So I did finally get Dead Rising from Gamefly. And I'm glad I waited, because ultimately? Unimpressed with it. It's almost brilliant and I really wanted to like it, but ultimately a game gets very few "make me play 40 minutes and they reload because the save points are so @#$^#$%#$ far apart" tokens, and Dead Rising burned right through the supply. The last time I played for a while, then found a homicidal clown juggling chainsaws who has some trick to killing him I suppose. Bullets to the head at point-blank range did no damage. Then he breathed fire on me, knocked me into a moving funhouse ride and as I stood up he came over and cut me with his chainsaws. End result? I lost five of my six blocks of health before I got control back.

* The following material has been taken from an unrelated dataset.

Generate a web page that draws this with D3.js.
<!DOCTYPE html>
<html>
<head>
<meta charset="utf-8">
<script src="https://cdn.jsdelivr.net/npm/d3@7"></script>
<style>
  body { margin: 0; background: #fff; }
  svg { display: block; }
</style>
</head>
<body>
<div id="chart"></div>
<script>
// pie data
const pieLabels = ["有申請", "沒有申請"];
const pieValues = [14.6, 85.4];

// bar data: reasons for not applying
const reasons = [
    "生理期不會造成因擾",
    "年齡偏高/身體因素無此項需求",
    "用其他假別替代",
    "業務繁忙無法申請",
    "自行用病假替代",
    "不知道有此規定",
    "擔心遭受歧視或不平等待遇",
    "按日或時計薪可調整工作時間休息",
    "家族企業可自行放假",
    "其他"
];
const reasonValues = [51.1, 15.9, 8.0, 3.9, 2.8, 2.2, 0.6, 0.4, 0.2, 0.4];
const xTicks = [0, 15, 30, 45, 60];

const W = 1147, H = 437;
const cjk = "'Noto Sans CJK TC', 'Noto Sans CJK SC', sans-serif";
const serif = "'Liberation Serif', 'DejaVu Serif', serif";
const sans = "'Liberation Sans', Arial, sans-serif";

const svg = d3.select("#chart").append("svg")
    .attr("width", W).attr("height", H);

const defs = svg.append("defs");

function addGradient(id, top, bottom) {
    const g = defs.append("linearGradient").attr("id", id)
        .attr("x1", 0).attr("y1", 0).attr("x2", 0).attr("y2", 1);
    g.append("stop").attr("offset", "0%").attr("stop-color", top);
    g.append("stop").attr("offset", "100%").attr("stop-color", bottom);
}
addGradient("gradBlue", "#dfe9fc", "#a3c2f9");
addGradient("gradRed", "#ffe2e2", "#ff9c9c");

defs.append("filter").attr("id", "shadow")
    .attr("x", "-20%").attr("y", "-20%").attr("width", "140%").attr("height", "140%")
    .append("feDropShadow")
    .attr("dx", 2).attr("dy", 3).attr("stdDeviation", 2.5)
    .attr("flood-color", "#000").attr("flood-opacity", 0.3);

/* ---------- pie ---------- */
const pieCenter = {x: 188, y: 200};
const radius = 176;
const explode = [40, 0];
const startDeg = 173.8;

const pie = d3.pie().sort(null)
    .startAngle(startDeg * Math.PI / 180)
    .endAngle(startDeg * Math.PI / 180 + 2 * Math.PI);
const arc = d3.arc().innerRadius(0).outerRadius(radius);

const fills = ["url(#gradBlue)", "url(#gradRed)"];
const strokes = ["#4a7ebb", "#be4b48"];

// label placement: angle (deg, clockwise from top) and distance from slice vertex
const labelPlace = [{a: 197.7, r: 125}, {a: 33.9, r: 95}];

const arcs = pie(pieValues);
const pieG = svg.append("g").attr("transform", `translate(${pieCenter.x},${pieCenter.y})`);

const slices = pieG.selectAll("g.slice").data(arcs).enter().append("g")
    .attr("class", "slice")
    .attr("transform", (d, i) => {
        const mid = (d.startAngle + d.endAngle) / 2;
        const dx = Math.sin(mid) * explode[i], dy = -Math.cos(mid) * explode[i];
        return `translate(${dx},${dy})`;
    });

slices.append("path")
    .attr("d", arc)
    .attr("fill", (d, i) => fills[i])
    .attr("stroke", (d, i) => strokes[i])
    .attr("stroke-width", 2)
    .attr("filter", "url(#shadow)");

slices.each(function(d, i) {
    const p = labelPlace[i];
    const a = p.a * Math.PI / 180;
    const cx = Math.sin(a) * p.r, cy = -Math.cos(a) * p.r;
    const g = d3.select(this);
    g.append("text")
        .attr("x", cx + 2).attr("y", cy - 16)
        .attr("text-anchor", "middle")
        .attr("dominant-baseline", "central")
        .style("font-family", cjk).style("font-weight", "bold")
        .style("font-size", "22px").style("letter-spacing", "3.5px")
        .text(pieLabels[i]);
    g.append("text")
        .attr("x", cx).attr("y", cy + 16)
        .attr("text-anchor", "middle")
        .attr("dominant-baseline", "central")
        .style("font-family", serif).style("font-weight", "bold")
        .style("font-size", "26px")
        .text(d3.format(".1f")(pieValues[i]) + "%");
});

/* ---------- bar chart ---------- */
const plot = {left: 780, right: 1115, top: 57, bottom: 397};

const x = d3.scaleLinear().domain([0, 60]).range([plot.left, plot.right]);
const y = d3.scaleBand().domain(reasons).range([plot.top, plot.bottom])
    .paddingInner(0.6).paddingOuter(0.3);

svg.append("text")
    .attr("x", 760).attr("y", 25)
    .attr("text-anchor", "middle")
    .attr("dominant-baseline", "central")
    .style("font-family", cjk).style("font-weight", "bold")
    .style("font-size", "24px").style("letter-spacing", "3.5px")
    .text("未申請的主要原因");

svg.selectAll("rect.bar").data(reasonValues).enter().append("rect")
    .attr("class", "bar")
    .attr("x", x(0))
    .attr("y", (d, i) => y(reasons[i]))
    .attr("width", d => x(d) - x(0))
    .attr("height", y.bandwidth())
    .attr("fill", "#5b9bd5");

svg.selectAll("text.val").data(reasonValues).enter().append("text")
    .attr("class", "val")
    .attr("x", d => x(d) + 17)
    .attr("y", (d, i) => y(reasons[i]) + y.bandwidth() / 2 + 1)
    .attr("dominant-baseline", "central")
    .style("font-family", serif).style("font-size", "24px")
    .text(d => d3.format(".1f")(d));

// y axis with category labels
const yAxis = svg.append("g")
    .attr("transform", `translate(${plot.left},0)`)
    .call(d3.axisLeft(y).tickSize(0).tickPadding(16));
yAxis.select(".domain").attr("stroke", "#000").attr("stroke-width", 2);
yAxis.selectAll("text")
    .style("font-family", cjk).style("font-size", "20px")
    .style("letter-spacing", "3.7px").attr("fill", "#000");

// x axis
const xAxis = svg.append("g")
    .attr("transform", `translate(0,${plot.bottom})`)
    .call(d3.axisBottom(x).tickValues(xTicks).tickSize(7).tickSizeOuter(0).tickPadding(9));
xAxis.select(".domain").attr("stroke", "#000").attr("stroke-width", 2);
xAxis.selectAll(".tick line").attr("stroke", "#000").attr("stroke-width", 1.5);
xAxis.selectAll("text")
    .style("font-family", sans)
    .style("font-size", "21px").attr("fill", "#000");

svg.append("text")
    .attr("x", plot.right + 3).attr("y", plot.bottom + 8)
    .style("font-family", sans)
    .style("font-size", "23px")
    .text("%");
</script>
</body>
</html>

And the little orange envelope came out and away it went. Good riddance. I've got more games than I can handle, and I can't be bothered with games that spring cutesy bosses on you with little to no warning and no save point beforehand.
Splinter Cell: Double Agent is a different story. I haven't made up my mind about singleplayer yet, but multiplayer is a blast. I've played a bunch of coop-challenge play and tonight we tried the versus mode. They definitely streamlined the game down, it's faster paced than either Pandora Tomorrow or Chaos Theory, but that's a good thing, in my opinion.

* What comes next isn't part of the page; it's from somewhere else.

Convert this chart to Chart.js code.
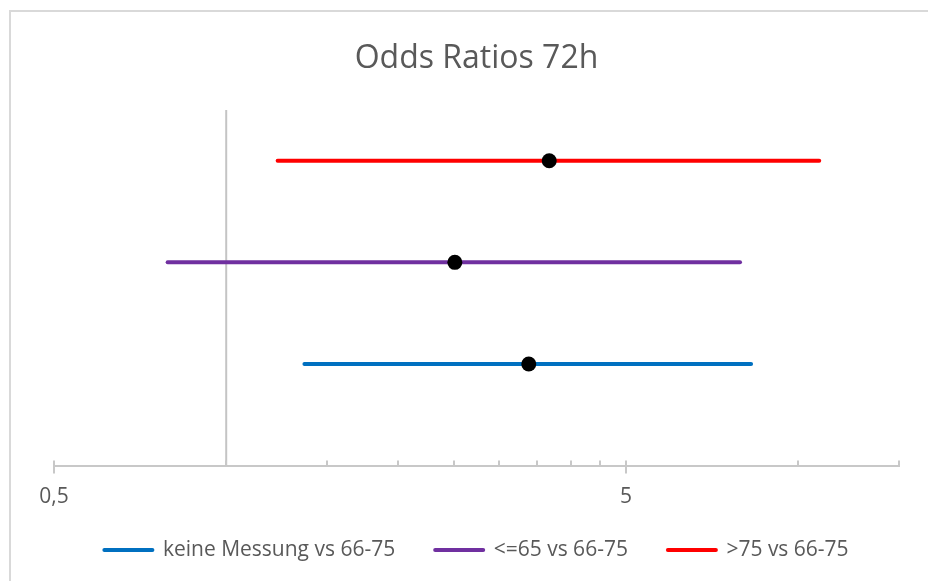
<!DOCTYPE html>
<html>
<head>
<meta charset="utf-8">
<script src="https://cdn.jsdelivr.net/npm/chart.js@4/dist/chart.umd.min.js"></script>
<style>
  html, body { margin: 0; padding: 0; background: #fff; overflow: hidden; }
  #frame { position: absolute; left: 9px; top: 10px; width: 1000px; height: 1000px; border: 2px solid #D9D9D9; box-sizing: border-box; }
  #canvasOne { position: absolute; left: 0; top: 0; }
</style>
</head>
<body>
<div id="frame"></div>
<canvas id="canvasOne" width="928" height="581"></canvas>
<script>
// values (log scale, odds ratios with 95% CI)
const seriesNames = ['keine Messung vs 66-75', '<=65 vs 66-75', '>75 vs 66-75'];
const seriesColors = ['#0070C0', '#7030A0', '#FF0000'];
const rowPos = [1, 2, 3];
const oddsRatio = [3.38, 2.51, 3.67];
const ciLower = [1.37, 0.79, 1.23];
const ciUpper = [8.27, 7.91, 10.88];

const tickValues = [0.5, 1, 1.5, 2, 2.5, 3, 3.5, 4, 4.5, 5, 10, 15];
const majorValues = [0.5, 5];
const tickLabels = ['0,5', '5'];
const refLine = [{x: 1, y: 0}, {x: 1, y: 3.5}];

Chart.defaults.font.family = '"Open Sans", sans-serif';
Chart.defaults.color = '#595959';

var datasets = [];
// black point estimates on top
datasets.push({
   label: 'OR',
   data: oddsRatio.map(function(v, i) { return {x: v, y: rowPos[i]}; }),
   backgroundColor: '#000',
   borderWidth: 0,
   pointRadius: 7.5,
   pointHoverRadius: 7.5,
   showLine: false,
   order: -1
});
seriesNames.forEach(function(name, i) {
   datasets.push({
      label: name,
      data: [{x: ciLower[i], y: rowPos[i]}, {x: ciUpper[i], y: rowPos[i]}],
      borderColor: seriesColors[i],
      backgroundColor: seriesColors[i],
      borderWidth: 4,
      borderCapStyle: 'round',
      pointRadius: 0,
      showLine: true,
      order: 1
   });
});
datasets.push({
   label: 'ref',
   data: refLine,
   borderColor: '#C4C4C4',
   borderWidth: 2,
   pointRadius: 0,
   showLine: true,
   order: 2
});

// small tick marks like the original axis
const tickMarks = {
   id: 'tickMarks',
   afterDraw: function(chart) {
      var sc = chart.scales.x;
      var ctx = chart.ctx;
      var y0 = chart.chartArea.bottom;
      ctx.save();
      ctx.strokeStyle = '#C8C8C8';
      ctx.lineWidth = 2;
      sc.ticks.forEach(function(t) {
         var px = Math.round(sc.getPixelForValue(t.value));
         ctx.beginPath();
         ctx.moveTo(px, y0 - 5);
         ctx.lineTo(px, majorValues.includes(t.value) ? y0 + 8 : y0);
         ctx.stroke();
      });
      ctx.restore();
   }
};

var ctx = document.getElementById('canvasOne').getContext('2d');
var config = {
   type: 'scatter',
   data: { datasets: datasets },
   plugins: [tickMarks],
   options: {
      responsive: false,
      animation: false,
      layout: { padding: { left: 54, right: 29, top: 0, bottom: 10.5 } },
      scales: {
         x: {
            type: 'logarithmic',
            min: 0.5,
            max: 15,
            afterBuildTicks: function(scale) {
               scale.ticks = tickValues.map(function(v) { return {value: v, major: majorValues.includes(v)}; });
            },
            afterFit: function(scale) {
               scale.height = 34;
            },
            grid: { display: false, drawTicks: false },
            border: { display: true, color: '#C8C8C8', width: 2 },
            ticks: {
               autoSkip: false,
               mirror: true,          // no clipping; labels pushed below with negative padding
               maxRotation: 0,
               padding: -35,
               color: '#595959',
               font: { size: 21, lineHeight: 0.3 },
               callback: function(v) {
                  var k = majorValues.indexOf(v);
                  return k >= 0 ? tickLabels[k] : '';
               }
            }
         },
         y: {
            type: 'linear',
            min: 0,
            max: 3.5,
            display: false
         }
      },
      plugins: {
         title: {
            display: true,
            text: 'Odds Ratios 72h',
            color: '#595959',
            font: { size: 32, weight: 'normal', lineHeight: 1 },
            padding: { top: 43, bottom: 35 }
         },
         legend: {
            position: 'bottom',
            labels: {
               usePointStyle: true,
               pointStyleWidth: 48,
               padding: 40,
               color: '#595959',
               font: { size: 21 },
               generateLabels: function(chart) {
                  return seriesNames.map(function(name, i) {
                     return {
                        text: name,
                        fillStyle: seriesColors[i],
                        strokeStyle: seriesColors[i],
                        lineWidth: 4,
                        lineCap: 'round',
                        pointStyle: 'line',
                        fontColor: '#595959',
                        hidden: false,
                        datasetIndex: i + 1
                     };
                  });
               }
            }
         },
         tooltip: { enabled: false }
      }
   }
};

var chart = new Chart(ctx, config);
</script>
</body>
</html>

Gabe from Penny Arcade disagrees with me and I can see his points without entirely agreeing. You can read that here:
You can like this game, that’s fine. But it really is a new game. This isn’t Splinter Cell multiplayer, this is Halo hide and seek.
Penny Arcade! - The Green Harvest, Part Two
Scroll down a bit - it's the second post of the day and it's titled "Yuck".

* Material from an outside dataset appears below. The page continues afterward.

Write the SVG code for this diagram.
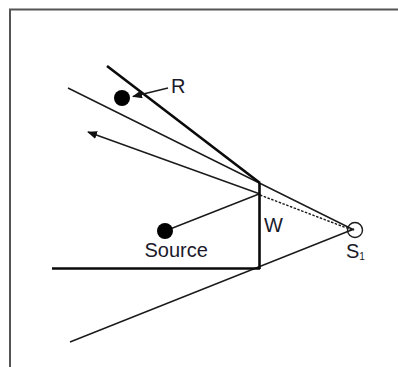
<svg xmlns="http://www.w3.org/2000/svg" width="398" height="367" viewBox="0 0 398 367">
<style>
.t{font-family:"Liberation Sans",Arial,sans-serif;font-size:20px;fill:#1a1a2a}
.thin{stroke:#1a1a1a;stroke-width:1.400;fill:none}
.thick{stroke:#0a0a0a;stroke-width:2.600;fill:none}
.dot{fill:#000}
</style>
<defs>
<marker id="a" markerUnits="userSpaceOnUse" markerWidth="10" markerHeight="8" refX="9" refY="4" orient="auto"><path d="M0 0L10 4L0 8Z" fill="#111"/></marker>
</defs>
<rect width="398" height="367" fill="#fff"/>
<path d="M10 367V9.500H398" fill="none" stroke="#555" stroke-width="2"/>
<g id="connectors">
<path class="thin" d="M68 88L354 230"/>
<path class="thin" d="M70 342L354 229"/>
<path class="thin" d="M260 194L88 132" marker-end="url(#a)"/>
<path class="thin" d="M259 194L165 231"/>
<path class="thin" d="M260 195L352 230" stroke-dasharray="2.500 1.500"/>
<path class="thick" d="M107 66L260 183"/>
<path class="thick" d="M259.500 183V269"/>
<path class="thick" d="M52 268.500H260"/>
<path class="thin" d="M168 88L133 96.500" marker-end="url(#a)"/>
</g>
<g id="node-r"><circle class="dot" cx="122" cy="98" r="8"/><text class="t" x="171" y="93">R</text></g>
<g id="node-source"><circle class="dot" cx="165" cy="231" r="8"/><text class="t" x="144.500" y="257">Source</text></g>
<g id="node-w"><text class="t" x="264" y="232">W</text></g>
<g id="node-s1"><circle cx="355" cy="230" r="7.500" fill="none" stroke="#1a1a1a" stroke-width="1.400"/><text class="t" x="346" y="258">S<tspan font-size="10" dy="2">1</tspan></text></g>
</svg>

I don't really see the Halo comparison at all. It's definitely faster, and the mercs have lost the ability to place mines. In exchange they got more powerful grenades, unlimited ammo, and these super-cool remote hover-drones that can investigate the airducts where a filthy spy might be hiding. They can also quickly move from one terminal to another. In Chaos Theory mines were super-important because there were more terminals than mercs and you couldn't get from one to the other easily. So I usually ended up mining up one terminal so I could then guard another.
They are very different games, no doubt about it. The difference is that Double Agent supports six players versus four, and that you can have a friend up to speed in Double Agent with a couple of plays. I remember how complicated it was to explain Chaos Theory to a new player - I like this version much better myself.
I can see where somebody who played PT or CT three-four times a week for months on end wouldn't like it. But those people need to acknowledge that catering a game to them means an incredibly limited (and stagnant) market segment. At the end of the day Double Agent captures much the same feel (for me at least) while making it much more accessible to newcomers. That's all to the good.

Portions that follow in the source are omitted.